● Exercise description: Extract the lines that hold the string "this".

-- Start of Exercise inputs --

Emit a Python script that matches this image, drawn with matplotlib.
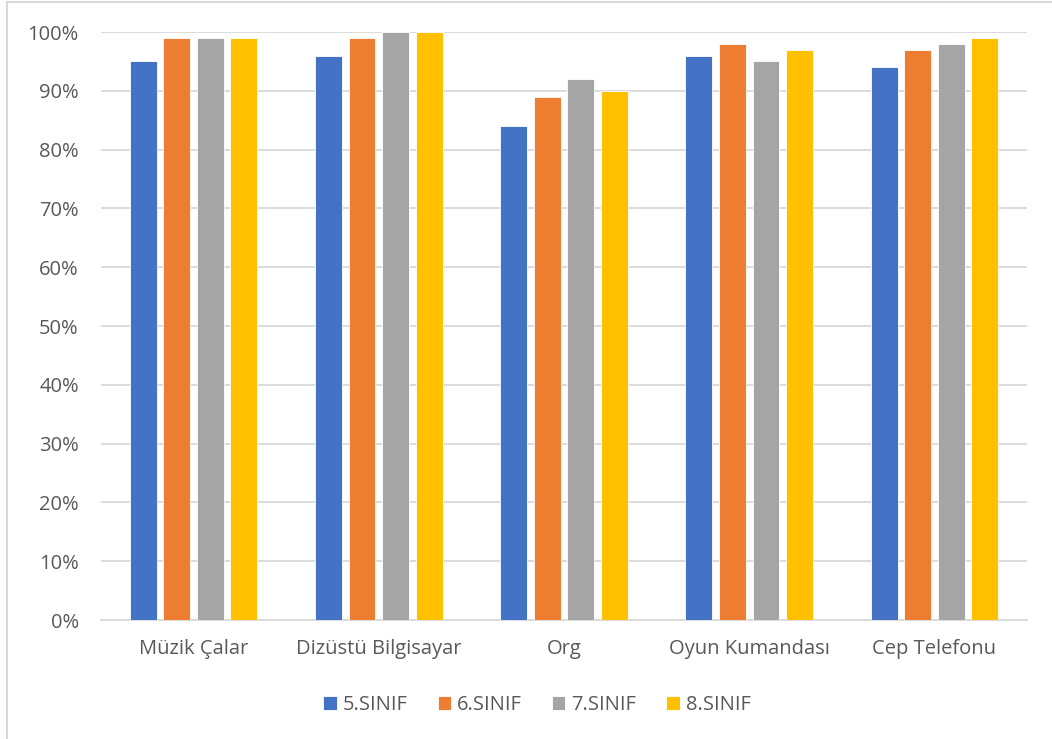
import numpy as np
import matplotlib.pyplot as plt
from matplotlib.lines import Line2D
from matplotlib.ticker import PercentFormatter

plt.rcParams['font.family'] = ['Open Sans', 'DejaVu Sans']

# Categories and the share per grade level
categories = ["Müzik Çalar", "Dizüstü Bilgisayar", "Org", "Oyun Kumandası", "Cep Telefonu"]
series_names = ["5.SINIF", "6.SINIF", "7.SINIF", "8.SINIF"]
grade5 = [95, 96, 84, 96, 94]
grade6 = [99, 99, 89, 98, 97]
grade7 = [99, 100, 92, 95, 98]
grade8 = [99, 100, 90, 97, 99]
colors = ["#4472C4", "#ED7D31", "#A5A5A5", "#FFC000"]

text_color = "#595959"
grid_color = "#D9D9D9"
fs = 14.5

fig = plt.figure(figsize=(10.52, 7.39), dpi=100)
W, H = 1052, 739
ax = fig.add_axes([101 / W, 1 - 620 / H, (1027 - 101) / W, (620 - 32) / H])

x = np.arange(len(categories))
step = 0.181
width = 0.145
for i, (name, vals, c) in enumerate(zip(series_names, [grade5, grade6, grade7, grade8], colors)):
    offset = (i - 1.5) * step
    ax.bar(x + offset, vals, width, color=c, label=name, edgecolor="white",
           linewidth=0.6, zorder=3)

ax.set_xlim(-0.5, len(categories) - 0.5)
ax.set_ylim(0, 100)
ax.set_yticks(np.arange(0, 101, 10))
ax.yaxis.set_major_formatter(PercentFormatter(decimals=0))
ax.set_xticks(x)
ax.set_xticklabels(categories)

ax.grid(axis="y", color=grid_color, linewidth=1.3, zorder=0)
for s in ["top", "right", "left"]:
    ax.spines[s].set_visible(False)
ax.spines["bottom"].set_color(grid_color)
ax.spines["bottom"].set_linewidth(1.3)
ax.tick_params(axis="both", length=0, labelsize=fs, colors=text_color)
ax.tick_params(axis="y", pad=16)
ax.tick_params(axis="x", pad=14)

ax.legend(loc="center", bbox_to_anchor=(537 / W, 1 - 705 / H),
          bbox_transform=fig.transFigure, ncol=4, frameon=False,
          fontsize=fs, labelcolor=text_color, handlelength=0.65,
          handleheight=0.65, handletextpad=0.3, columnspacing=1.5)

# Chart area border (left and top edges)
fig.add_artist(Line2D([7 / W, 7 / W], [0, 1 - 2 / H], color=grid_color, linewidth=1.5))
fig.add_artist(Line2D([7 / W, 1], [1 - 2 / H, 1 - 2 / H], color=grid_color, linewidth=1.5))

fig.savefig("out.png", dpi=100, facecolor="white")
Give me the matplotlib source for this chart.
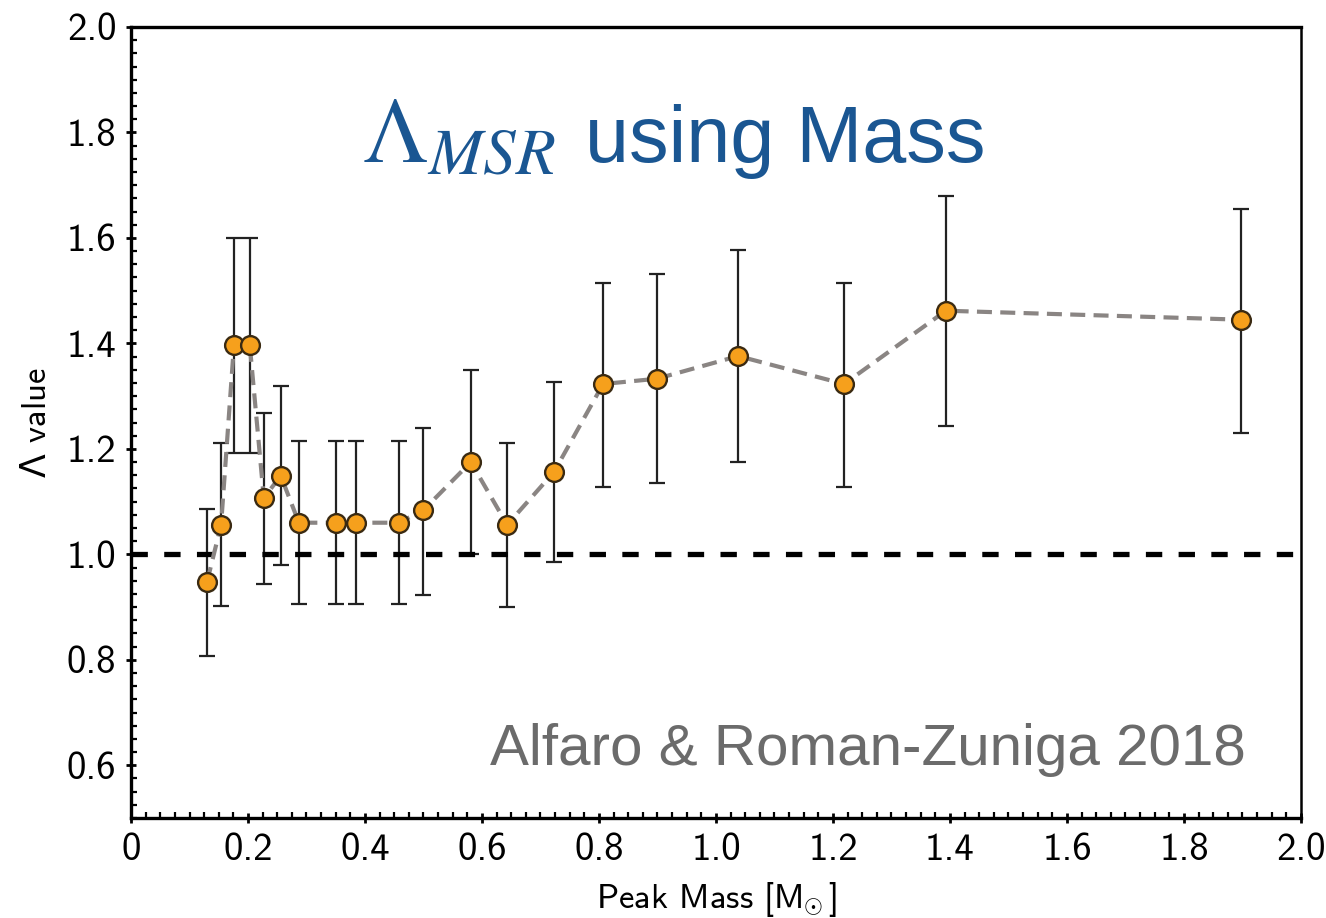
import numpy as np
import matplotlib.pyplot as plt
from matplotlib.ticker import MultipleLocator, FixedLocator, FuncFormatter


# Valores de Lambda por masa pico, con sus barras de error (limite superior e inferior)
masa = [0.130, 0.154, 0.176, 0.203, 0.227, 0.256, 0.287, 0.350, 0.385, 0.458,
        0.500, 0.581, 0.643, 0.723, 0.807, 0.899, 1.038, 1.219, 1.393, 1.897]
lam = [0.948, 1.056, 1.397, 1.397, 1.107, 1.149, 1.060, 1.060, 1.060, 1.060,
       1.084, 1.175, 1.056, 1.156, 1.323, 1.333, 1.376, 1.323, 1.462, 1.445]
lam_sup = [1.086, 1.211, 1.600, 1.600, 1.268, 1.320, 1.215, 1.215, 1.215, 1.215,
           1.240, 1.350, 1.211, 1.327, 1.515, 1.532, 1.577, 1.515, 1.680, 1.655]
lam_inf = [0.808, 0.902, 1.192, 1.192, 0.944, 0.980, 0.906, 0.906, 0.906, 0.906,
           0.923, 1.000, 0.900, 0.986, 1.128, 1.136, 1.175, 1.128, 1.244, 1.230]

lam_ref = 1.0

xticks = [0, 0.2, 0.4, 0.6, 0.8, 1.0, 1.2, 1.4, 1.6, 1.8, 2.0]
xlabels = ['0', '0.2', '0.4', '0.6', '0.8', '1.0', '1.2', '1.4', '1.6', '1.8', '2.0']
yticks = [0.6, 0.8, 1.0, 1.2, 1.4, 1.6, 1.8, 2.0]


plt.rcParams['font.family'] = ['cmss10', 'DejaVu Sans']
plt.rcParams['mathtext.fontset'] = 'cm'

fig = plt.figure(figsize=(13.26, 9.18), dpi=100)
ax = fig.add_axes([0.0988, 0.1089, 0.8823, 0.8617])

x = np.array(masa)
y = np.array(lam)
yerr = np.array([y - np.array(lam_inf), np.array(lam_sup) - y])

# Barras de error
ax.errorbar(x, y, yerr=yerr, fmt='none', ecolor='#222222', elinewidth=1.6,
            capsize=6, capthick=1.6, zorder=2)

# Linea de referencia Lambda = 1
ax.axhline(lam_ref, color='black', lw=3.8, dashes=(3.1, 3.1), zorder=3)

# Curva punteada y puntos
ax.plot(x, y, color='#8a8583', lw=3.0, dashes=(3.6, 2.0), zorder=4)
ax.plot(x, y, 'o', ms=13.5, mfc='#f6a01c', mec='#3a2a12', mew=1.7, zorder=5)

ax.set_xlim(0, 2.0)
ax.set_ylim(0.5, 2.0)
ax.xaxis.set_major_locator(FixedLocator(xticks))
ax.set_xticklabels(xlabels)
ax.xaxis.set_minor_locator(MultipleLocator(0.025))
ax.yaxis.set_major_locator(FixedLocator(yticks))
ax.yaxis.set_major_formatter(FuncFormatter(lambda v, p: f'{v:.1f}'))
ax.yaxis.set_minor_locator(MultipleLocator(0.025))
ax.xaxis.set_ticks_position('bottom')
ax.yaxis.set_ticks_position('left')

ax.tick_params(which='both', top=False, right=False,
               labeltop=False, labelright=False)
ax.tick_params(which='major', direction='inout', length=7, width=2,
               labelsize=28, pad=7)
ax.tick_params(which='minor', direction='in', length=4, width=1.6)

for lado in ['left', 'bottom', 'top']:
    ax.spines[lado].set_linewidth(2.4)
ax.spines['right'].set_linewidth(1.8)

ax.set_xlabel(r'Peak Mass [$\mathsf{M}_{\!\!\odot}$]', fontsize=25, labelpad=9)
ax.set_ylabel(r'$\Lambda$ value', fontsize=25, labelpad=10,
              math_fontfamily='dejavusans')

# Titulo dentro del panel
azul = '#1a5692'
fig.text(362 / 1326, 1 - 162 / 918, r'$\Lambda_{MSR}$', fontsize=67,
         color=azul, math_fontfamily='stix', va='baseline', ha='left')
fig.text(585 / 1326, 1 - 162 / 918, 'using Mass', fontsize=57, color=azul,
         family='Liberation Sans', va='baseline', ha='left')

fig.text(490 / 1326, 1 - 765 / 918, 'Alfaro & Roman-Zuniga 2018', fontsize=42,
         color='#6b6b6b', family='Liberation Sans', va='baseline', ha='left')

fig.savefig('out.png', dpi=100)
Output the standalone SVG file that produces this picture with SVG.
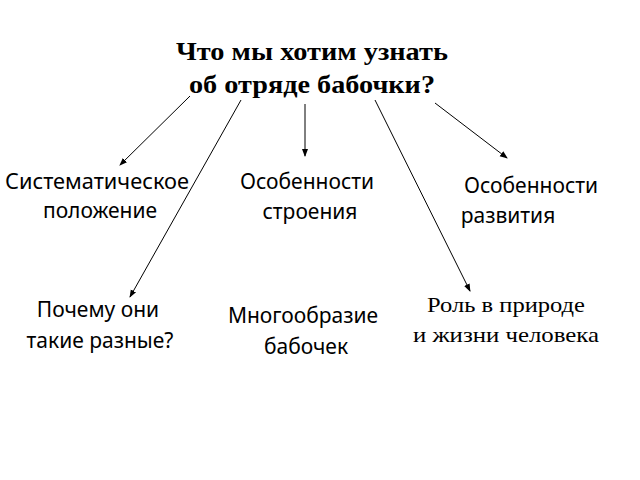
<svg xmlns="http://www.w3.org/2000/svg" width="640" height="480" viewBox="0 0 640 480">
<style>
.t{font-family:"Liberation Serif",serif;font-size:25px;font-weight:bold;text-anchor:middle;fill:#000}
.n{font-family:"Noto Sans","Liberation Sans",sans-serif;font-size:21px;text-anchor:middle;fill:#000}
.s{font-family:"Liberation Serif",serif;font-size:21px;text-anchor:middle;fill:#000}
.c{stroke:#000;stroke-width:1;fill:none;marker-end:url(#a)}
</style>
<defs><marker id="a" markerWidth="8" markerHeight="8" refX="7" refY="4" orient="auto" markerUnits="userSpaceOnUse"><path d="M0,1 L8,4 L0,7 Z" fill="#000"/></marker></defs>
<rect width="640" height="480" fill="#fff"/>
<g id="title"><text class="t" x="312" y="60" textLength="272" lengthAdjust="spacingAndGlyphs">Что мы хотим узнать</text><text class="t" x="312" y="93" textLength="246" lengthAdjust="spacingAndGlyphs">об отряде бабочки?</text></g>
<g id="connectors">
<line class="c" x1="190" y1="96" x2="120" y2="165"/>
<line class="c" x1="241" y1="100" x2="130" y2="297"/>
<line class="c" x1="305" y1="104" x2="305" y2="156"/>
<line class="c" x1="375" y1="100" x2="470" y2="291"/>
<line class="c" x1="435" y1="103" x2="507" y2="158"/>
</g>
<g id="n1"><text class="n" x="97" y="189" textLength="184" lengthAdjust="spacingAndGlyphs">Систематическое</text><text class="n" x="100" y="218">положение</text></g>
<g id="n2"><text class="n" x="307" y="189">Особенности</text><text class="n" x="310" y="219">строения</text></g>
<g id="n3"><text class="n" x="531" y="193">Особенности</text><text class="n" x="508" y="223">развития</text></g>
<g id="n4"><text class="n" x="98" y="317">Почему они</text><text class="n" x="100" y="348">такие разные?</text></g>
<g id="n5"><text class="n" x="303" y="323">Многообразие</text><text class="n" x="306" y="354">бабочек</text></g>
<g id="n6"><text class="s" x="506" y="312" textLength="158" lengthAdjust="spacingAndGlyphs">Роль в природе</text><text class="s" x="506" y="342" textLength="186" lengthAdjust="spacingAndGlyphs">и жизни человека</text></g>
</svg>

-- End of Exercise inputs --

● Exercise result:
Emit a Python script that matches this image, drawn with matplotlib.
Give me the matplotlib source for this chart.
Output the standalone SVG file that produces this picture with SVG.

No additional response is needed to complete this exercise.